**What you will do:**
Your task is to repeat the lines below exactly, excluding any pictures they contain.

**Exercise inputs:**
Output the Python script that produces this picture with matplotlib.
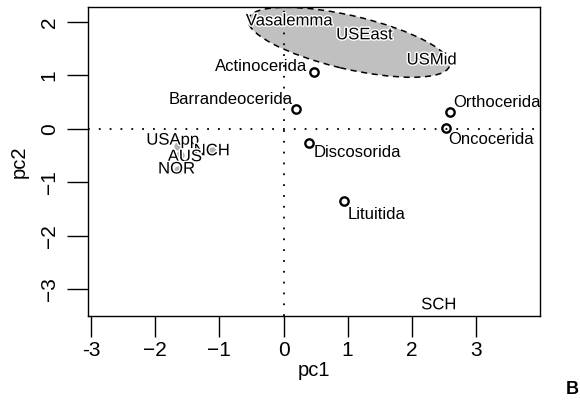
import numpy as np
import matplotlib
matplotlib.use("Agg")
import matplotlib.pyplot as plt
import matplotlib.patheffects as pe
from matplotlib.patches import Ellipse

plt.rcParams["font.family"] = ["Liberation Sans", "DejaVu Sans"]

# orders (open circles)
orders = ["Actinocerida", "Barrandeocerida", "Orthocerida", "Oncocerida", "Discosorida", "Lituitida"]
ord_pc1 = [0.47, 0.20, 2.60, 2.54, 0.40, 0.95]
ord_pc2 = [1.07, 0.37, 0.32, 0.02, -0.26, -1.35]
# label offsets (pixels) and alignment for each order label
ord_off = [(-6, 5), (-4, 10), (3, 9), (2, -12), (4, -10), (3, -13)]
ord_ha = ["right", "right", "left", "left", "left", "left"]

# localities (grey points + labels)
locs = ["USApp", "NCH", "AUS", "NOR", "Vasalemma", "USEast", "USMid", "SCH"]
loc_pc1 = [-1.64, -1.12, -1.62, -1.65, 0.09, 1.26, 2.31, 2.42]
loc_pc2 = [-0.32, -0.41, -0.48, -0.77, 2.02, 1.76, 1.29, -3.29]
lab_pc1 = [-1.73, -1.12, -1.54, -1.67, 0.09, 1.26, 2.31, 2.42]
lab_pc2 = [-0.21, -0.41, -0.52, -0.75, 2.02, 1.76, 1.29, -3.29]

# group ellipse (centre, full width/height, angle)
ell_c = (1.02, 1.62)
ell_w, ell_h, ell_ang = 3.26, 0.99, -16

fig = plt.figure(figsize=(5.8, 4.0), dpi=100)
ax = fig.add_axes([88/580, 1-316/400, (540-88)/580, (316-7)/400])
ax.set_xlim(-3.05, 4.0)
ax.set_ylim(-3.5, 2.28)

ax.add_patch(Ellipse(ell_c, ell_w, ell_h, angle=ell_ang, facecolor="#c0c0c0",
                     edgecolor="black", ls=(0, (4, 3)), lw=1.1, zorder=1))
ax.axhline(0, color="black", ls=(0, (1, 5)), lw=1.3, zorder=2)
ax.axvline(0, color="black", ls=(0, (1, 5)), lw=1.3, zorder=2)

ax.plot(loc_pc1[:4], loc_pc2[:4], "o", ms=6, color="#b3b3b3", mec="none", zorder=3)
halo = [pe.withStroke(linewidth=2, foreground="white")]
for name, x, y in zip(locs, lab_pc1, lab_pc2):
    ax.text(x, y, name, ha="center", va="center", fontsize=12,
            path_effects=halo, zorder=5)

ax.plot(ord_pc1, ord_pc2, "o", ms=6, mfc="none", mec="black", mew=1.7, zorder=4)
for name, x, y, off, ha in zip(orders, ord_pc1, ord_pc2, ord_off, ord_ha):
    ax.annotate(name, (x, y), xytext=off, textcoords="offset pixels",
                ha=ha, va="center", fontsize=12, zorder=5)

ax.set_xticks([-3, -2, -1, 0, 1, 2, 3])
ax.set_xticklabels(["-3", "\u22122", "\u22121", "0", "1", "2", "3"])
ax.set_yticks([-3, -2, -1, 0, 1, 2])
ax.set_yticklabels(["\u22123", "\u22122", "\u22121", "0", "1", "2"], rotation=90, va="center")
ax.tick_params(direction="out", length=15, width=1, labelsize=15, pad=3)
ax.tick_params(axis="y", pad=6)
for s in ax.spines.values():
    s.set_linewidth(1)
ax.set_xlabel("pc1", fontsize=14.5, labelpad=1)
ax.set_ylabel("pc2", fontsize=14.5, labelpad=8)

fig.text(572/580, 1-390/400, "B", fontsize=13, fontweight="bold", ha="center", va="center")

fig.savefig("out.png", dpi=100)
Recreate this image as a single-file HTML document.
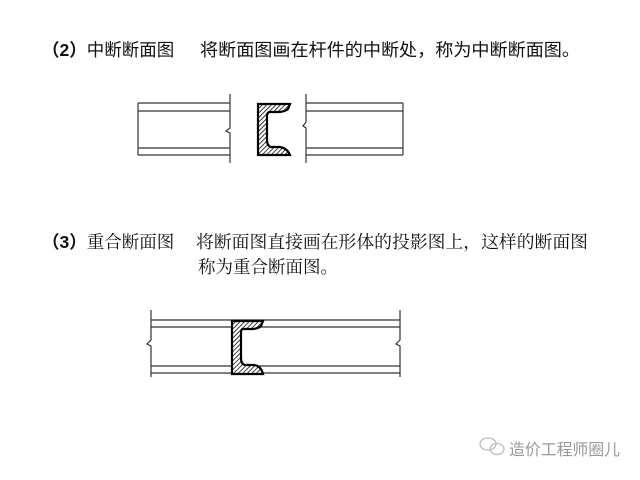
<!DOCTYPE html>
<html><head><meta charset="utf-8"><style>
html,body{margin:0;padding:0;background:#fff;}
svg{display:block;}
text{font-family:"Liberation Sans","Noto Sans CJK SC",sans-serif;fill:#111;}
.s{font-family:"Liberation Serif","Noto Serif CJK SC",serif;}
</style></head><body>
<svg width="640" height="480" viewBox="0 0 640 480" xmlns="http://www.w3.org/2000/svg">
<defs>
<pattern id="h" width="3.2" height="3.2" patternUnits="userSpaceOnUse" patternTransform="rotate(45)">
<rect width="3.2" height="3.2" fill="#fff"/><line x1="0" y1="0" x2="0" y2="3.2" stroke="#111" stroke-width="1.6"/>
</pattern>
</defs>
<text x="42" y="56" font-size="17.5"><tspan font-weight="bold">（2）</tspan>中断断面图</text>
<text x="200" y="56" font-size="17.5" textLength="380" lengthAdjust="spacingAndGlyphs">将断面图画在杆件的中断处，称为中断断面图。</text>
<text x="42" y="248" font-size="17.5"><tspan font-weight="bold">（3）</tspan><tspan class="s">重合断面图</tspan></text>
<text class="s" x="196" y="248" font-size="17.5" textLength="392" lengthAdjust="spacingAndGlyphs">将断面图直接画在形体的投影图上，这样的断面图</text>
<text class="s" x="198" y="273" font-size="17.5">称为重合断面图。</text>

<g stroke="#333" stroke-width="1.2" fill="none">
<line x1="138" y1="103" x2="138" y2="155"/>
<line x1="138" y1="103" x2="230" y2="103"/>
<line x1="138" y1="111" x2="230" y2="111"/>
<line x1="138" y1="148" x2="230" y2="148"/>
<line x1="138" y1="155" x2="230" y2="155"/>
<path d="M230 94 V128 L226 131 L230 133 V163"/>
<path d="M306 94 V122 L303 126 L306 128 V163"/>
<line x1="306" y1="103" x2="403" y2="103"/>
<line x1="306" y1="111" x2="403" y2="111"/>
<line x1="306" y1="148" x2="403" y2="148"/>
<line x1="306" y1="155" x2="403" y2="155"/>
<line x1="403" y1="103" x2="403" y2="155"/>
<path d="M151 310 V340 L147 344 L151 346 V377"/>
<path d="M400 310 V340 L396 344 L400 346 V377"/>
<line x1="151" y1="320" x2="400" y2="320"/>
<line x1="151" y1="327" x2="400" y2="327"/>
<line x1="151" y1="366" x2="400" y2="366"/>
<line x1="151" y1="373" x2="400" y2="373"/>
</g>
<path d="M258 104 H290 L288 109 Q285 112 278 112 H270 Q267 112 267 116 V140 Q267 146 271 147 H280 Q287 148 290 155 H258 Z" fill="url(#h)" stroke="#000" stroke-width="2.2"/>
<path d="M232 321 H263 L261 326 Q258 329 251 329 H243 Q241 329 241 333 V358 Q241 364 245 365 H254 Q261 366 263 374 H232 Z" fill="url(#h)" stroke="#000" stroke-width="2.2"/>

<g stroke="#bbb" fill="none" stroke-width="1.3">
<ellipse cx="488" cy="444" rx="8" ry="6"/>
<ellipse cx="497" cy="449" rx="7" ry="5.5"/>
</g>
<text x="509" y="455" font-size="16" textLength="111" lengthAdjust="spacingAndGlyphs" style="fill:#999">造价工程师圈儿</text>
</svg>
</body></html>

**Reply to the exercise:**
Output the Python script that produces this picture with matplotlib.
import numpy as np
import matplotlib
matplotlib.use("Agg")
import matplotlib.pyplot as plt
import matplotlib.patheffects as pe
from matplotlib.patches import Ellipse

plt.rcParams["font.family"] = ["Liberation Sans", "DejaVu Sans"]

# orders (open circles)
orders = ["Actinocerida", "Barrandeocerida", "Orthocerida", "Oncocerida", "Discosorida", "Lituitida"]
ord_pc1 = [0.47, 0.20, 2.60, 2.54, 0.40, 0.95]
ord_pc2 = [1.07, 0.37, 0.32, 0.02, -0.26, -1.35]
# label offsets (pixels) and alignment for each order label
ord_off = [(-6, 5), (-4, 10), (3, 9), (2, -12), (4, -10), (3, -13)]
ord_ha = ["right", "right", "left", "left", "left", "left"]

# localities (grey points + labels)
locs = ["USApp", "NCH", "AUS", "NOR", "Vasalemma", "USEast", "USMid", "SCH"]
loc_pc1 = [-1.64, -1.12, -1.62, -1.65, 0.09, 1.26, 2.31, 2.42]
loc_pc2 = [-0.32, -0.41, -0.48, -0.77, 2.02, 1.76, 1.29, -3.29]
lab_pc1 = [-1.73, -1.12, -1.54, -1.67, 0.09, 1.26, 2.31, 2.42]
lab_pc2 = [-0.21, -0.41, -0.52, -0.75, 2.02, 1.76, 1.29, -3.29]

# group ellipse (centre, full width/height, angle)
ell_c = (1.02, 1.62)
ell_w, ell_h, ell_ang = 3.26, 0.99, -16

fig = plt.figure(figsize=(5.8, 4.0), dpi=100)
ax = fig.add_axes([88/580, 1-316/400, (540-88)/580, (316-7)/400])
ax.set_xlim(-3.05, 4.0)
ax.set_ylim(-3.5, 2.28)

ax.add_patch(Ellipse(ell_c, ell_w, ell_h, angle=ell_ang, facecolor="#c0c0c0",
                     edgecolor="black", ls=(0, (4, 3)), lw=1.1, zorder=1))
ax.axhline(0, color="black", ls=(0, (1, 5)), lw=1.3, zorder=2)
ax.axvline(0, color="black", ls=(0, (1, 5)), lw=1.3, zorder=2)

ax.plot(loc_pc1[:4], loc_pc2[:4], "o", ms=6, color="#b3b3b3", mec="none", zorder=3)
halo = [pe.withStroke(linewidth=2, foreground="white")]
for name, x, y in zip(locs, lab_pc1, lab_pc2):
    ax.text(x, y, name, ha="center", va="center", fontsize=12,
            path_effects=halo, zorder=5)

ax.plot(ord_pc1, ord_pc2, "o", ms=6, mfc="none", mec="black", mew=1.7, zorder=4)
for name, x, y, off, ha in zip(orders, ord_pc1, ord_pc2, ord_off, ord_ha):
    ax.annotate(name, (x, y), xytext=off, textcoords="offset pixels",
                ha=ha, va="center", fontsize=12, zorder=5)

ax.set_xticks([-3, -2, -1, 0, 1, 2, 3])
ax.set_xticklabels(["-3", "\u22122", "\u22121", "0", "1", "2", "3"])
ax.set_yticks([-3, -2, -1, 0, 1, 2])
ax.set_yticklabels(["\u22123", "\u22122", "\u22121", "0", "1", "2"], rotation=90, va="center")
ax.tick_params(direction="out", length=15, width=1, labelsize=15, pad=3)
ax.tick_params(axis="y", pad=6)
for s in ax.spines.values():
    s.set_linewidth(1)
ax.set_xlabel("pc1", fontsize=14.5, labelpad=1)
ax.set_ylabel("pc2", fontsize=14.5, labelpad=8)

fig.text(572/580, 1-390/400, "B", fontsize=13, fontweight="bold", ha="center", va="center")

fig.savefig("out.png", dpi=100)
Recreate this image as a single-file HTML document.
<!DOCTYPE html>
<html><head><meta charset="utf-8"><style>
html,body{margin:0;padding:0;background:#fff;}
svg{display:block;}
text{font-family:"Liberation Sans","Noto Sans CJK SC",sans-serif;fill:#111;}
.s{font-family:"Liberation Serif","Noto Serif CJK SC",serif;}
</style></head><body>
<svg width="640" height="480" viewBox="0 0 640 480" xmlns="http://www.w3.org/2000/svg">
<defs>
<pattern id="h" width="3.2" height="3.2" patternUnits="userSpaceOnUse" patternTransform="rotate(45)">
<rect width="3.2" height="3.2" fill="#fff"/><line x1="0" y1="0" x2="0" y2="3.2" stroke="#111" stroke-width="1.6"/>
</pattern>
</defs>
<text x="42" y="56" font-size="17.5"><tspan font-weight="bold">（2）</tspan>中断断面图</text>
<text x="200" y="56" font-size="17.5" textLength="380" lengthAdjust="spacingAndGlyphs">将断面图画在杆件的中断处，称为中断断面图。</text>
<text x="42" y="248" font-size="17.5"><tspan font-weight="bold">（3）</tspan><tspan class="s">重合断面图</tspan></text>
<text class="s" x="196" y="248" font-size="17.5" textLength="392" lengthAdjust="spacingAndGlyphs">将断面图直接画在形体的投影图上，这样的断面图</text>
<text class="s" x="198" y="273" font-size="17.5">称为重合断面图。</text>

<g stroke="#333" stroke-width="1.2" fill="none">
<line x1="138" y1="103" x2="138" y2="155"/>
<line x1="138" y1="103" x2="230" y2="103"/>
<line x1="138" y1="111" x2="230" y2="111"/>
<line x1="138" y1="148" x2="230" y2="148"/>
<line x1="138" y1="155" x2="230" y2="155"/>
<path d="M230 94 V128 L226 131 L230 133 V163"/>
<path d="M306 94 V122 L303 126 L306 128 V163"/>
<line x1="306" y1="103" x2="403" y2="103"/>
<line x1="306" y1="111" x2="403" y2="111"/>
<line x1="306" y1="148" x2="403" y2="148"/>
<line x1="306" y1="155" x2="403" y2="155"/>
<line x1="403" y1="103" x2="403" y2="155"/>
<path d="M151 310 V340 L147 344 L151 346 V377"/>
<path d="M400 310 V340 L396 344 L400 346 V377"/>
<line x1="151" y1="320" x2="400" y2="320"/>
<line x1="151" y1="327" x2="400" y2="327"/>
<line x1="151" y1="366" x2="400" y2="366"/>
<line x1="151" y1="373" x2="400" y2="373"/>
</g>
<path d="M258 104 H290 L288 109 Q285 112 278 112 H270 Q267 112 267 116 V140 Q267 146 271 147 H280 Q287 148 290 155 H258 Z" fill="url(#h)" stroke="#000" stroke-width="2.2"/>
<path d="M232 321 H263 L261 326 Q258 329 251 329 H243 Q241 329 241 333 V358 Q241 364 245 365 H254 Q261 366 263 374 H232 Z" fill="url(#h)" stroke="#000" stroke-width="2.2"/>

<g stroke="#bbb" fill="none" stroke-width="1.3">
<ellipse cx="488" cy="444" rx="8" ry="6"/>
<ellipse cx="497" cy="449" rx="7" ry="5.5"/>
</g>
<text x="509" y="455" font-size="16" textLength="111" lengthAdjust="spacingAndGlyphs" style="fill:#999">造价工程师圈儿</text>
</svg>
</body></html>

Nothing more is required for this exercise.